Paper Museums is organized by the Smart Museum of Art at the University of Chicago and curated by Rebecca Zorach and Elizabeth Rodini. The exhibition is generously supported in part by the Andrew W. Mellon Foundation, the Samuel H. Kress Foundation, the Rhoades Foundation, and the Adelyn Russell Bogert Endowment Fund of the Franke Institute for the Humanities, University of Chicago. Smart Museum exhibitions are also generously supported by Tom and Janis McCormick and the Kanter Family Foundation and Nuveen Investments. The presentation of Paper Museums and Room with a View at the Grey Art Gallery is made possible in part by the Abby Weed Grey Trust. Public programs are supported by the Grey’s Inter/National Council. Special thanks to George Way, Staten Island, for his generous loan of the decorative arts on view.
Like many northern European artists in the sixteenth century, the Dutchman Hendrick Goltzius traveled south to Rome to study classical sculptures firsthand. His forty-three surviving drawings after antique statuary from this trip appear to have been intended for a portfolio of reproductive engravings. In the end, however, Goltzius engraved only three plates, which were not printed until shortly after his death. This engraving—said to represent the second-century Roman emperor Commodus, son of Marcus Aurelius, in his preferred guise as Hercules—is an eighteenth-century impression in red ink. It may have been printed this way to mimic Goltzius’s original drawing in red chalk, a medium very pleasing to Rococo tastes.
John Baptist Jackson
British, c. 1701–c. 1780
(after Girolamo Francesco Maria Mazzola, called Parmigianino, Italian, 1503–1540)
Parmigianino depicted Venus disarming Cupid on many occasions and in many variations. Jackson’s chiaroscuro woodcut emphasizes image over medium, effectively capturing the grace of the original drawing without striving to emulate its pen-and-ink medium. Its success demonstrates that a print refusing to masquerade as a drawing can nevertheless eloquently convey the look and feel of its model.
Ludolph Büsinck
German, 1599 or 1602–1669
(after Georges Lallemand, French, 1580–1636)
Signatures and inscriptions on Ludolph Büsinck’s works attest to his collaboration with the French artist Georges Lallemand, who was Nicolas Poussin’s teacher. A German painter and printer, Büsinck stimulated interest in chiaroscuro woodcuts in early seventeenth-century France. While living in Paris from 1623 to 1630, he made prints almost exclusively in this technique, usually working after drawings by Lallemand. The formal importance of the elaborate scrolling inscriptions in The Flute Player, placed prominently at the upper left, reflect the care artists took to claim credit for and guard their work.
Willem van Swanenburg
Dutch, c. 1581/82–1612
(after Peter Paul Rubens, Flemish, 1577–1640)
Pieter van Sompel
Flemish, c. 1600–still active in Haarlem, 1644
(after Peter Paul Rubens, Flemish, 1577–1640)

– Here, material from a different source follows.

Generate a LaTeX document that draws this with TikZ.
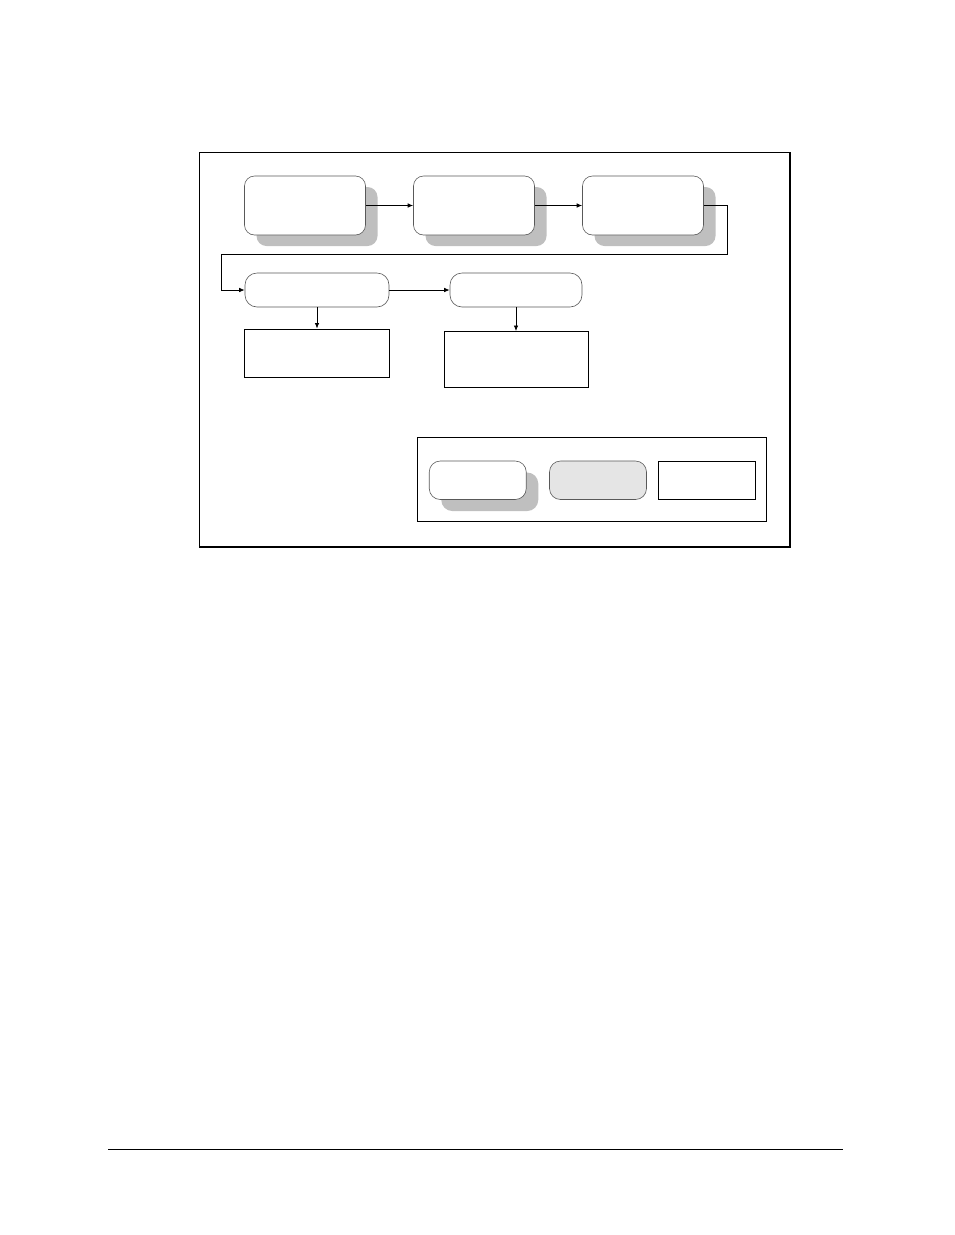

Supper at Emmaus, 1643, Etching
Smart Museum of Art, University of Chicago;
Purchase, Paul and Miriam Kirkley Fund for Acquisitions
2003.85
Rubens harnessed the power of reproductive printmaking to boost his reputation, attract new commissions, and provide additional income. In order to ensure fidelity to his original works, he not only hired and supervised his printmakers, but also retouched their proofs.
In his print after the Supper at Emmaus, on view nearby, Van Swanenburg—one of Rubens’s first engravers—captures the strongly sculptural quality of the painter’s early work. Van Sompel’s later etching transmits the softer quality more often associated with Rubens. Comparing this pair, note how the reproductive engravers—rather than merely “copying” the painting—made critical decisions about framing, tonality, iconography (Sompel added a halo), inscription, emphasis, and mood.